Of second chances and déjà vu
Friday Night LightsLeukemia…
I have heard of the cancer before multiple times in class, but never paid more attention to it than needed. For me I just thought of it as a mere name of a big disease, but now I’ve successfully gained a new perception on it the more I hear about it, and I find myself disliking it more and more.
“I’ve stopped reacting to treatments,” Tiffany says as we sit on the green grass upon the football field in school, none of us really having the desire to go home as of now. “The doctors used to tell me that it was going to be fine, that I’d get through it,” and then her words trail off until she stays silent for a while. “But they’ve stopped telling me that now.”
The stadium lights shine upon us as we sit here and view a starless sky. A gush of wind gently passes us and seeps through my jacket, causing shivers down my spine. As I look at Tiffany I see her lost daze again, upon her tired appearance and I wondered how I couldn’t have noticed sooner. “Why aren’t you at the hospital?” I ask timidly, my hands tucked inside the pockets of my jacket to regain some warmth inside of me. Tiffany simply smiles a little distantly before replying.
“I’d rather live a short life like this, than live in an extended life inside of a hospital room,” she simply says before looking at me with a small smile, and silently I nod in agreement. “I still get check-ups and stuff like that, but I don’t actually stay there. It’s better like this,” she adds after a while and it falls silent between us as I try to sink the words in.
I want to ask how long, but at the same time I know that some things are better left unknown. I don’t want to cause myself anymore pain, and I don’t want Tiffany to feel stressed out or obligated to tell me either. We don’t need anymore dark thoughts after this, and instead of being realistic for once I opt to pretend that nothing’s going to change, and that no one is going to leave.
At some point we both end up lying down on the grass, a little closer than before but not too near. From what I can see there’s only a few specks of shining lights in the sky, small stars scattered everywhere. “Jess,” Tiffany calls out, and I hum in reply as my eyes are still focused on the sky.
“I know that I did is stupid, and that you probably won’t want to listen to what I have to say now… but I still like you.”
My heart beats a little faster as I hear those words, a surge of happiness and somehow relief running throughout my body. However I don’t know how or what to say to that, my head already too lost in my thoughts after what just happened, my heart still a bit wary after what had happened previously. “I really, really like you,” she continues, her voice growing a little clearer. “But I’m scared. I don’t even know why, I’m just scared...”
Carefully I turn my gaze to look at her for a split second, my eyes lingering before I tear them away again. I inhale before trying to think of something to ease her, calm her down, but I come blank because I honestly don’t know what to say. “I think…” I say after a while, trying to utter out some more words before going totally blank again. “It’s okay to be afraid, and do you wanna know a secret?” I ask and for some odd reason I get a sense of déjà vu, the situation seeming so familiar, like that time when we first confessed to each other. Fond by the memory I let out a faint smile, clearly remembering what’s coming next.
“I’m afraid as well.”
In the heavy silence between us Tiffany suddenly laughs, her somewhat hoarse voice echoing throughout the area. She probably remembers that moment just as much as I do, and I quickly find myself laughing along with her. It’s weird how we were both crying our eyes out earlier by a bus stop, and now we’re on the football field laughing together. It’s like an emotional rollercoaster between us, going up and down constantly with sharp turns.

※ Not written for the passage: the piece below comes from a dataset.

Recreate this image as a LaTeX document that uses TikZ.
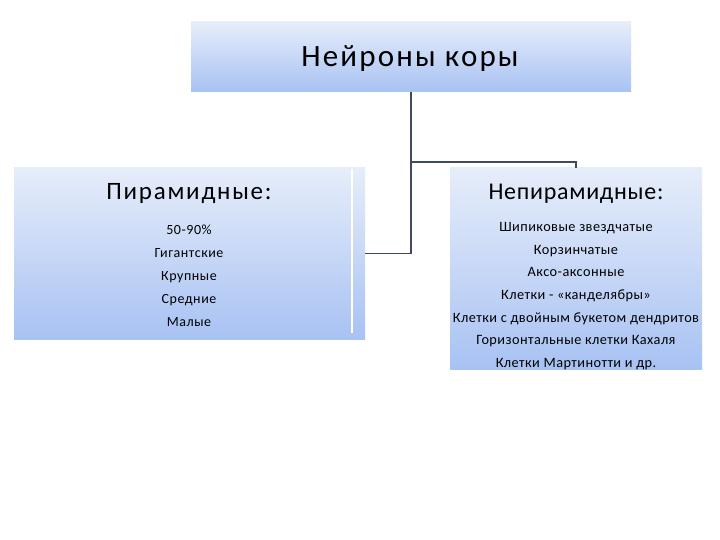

Our laughter calms down to only uneven breaths after needing oxygen again. By now we’re left with a much more comfortable silence, the tense aura between us fading away little by little. But it doesn’t take too long until Tiffany breaks it again. “Could you ever give me a second chance?” she asks and I feel her eyes on me as I face the sky. A million thoughts run through my head after she asks the question and leaves me unanswered because I honestly don’t know what to say.
“I know it’s a lot to think of, especially because of the way I treated you, but just consider it… please?”
The silence between us is longer than before and my mind is still scattered all over the place. Everything just seems too much to bear, too much to think of. For once I’m actually aware of what might happen in the end, but I know I’ll never get used to the fact that everything has an expiration date.
But when I turn to look at Tiffany again I see the sincerity in her eyes, the emotions so there and simply so raw that it’s a little overwhelming. And then I just know that no matter what happens I shouldn’t let her go just like that and rather hold on for all that its worth.
Instead of actually saying something, I let my actions speak because words can wait for now, they can always be said or told another time. And as I lean in to give her a peck on her lips, something I’ve honestly missed, I give her that as my answer, and I suppose she understands after the smile on her face.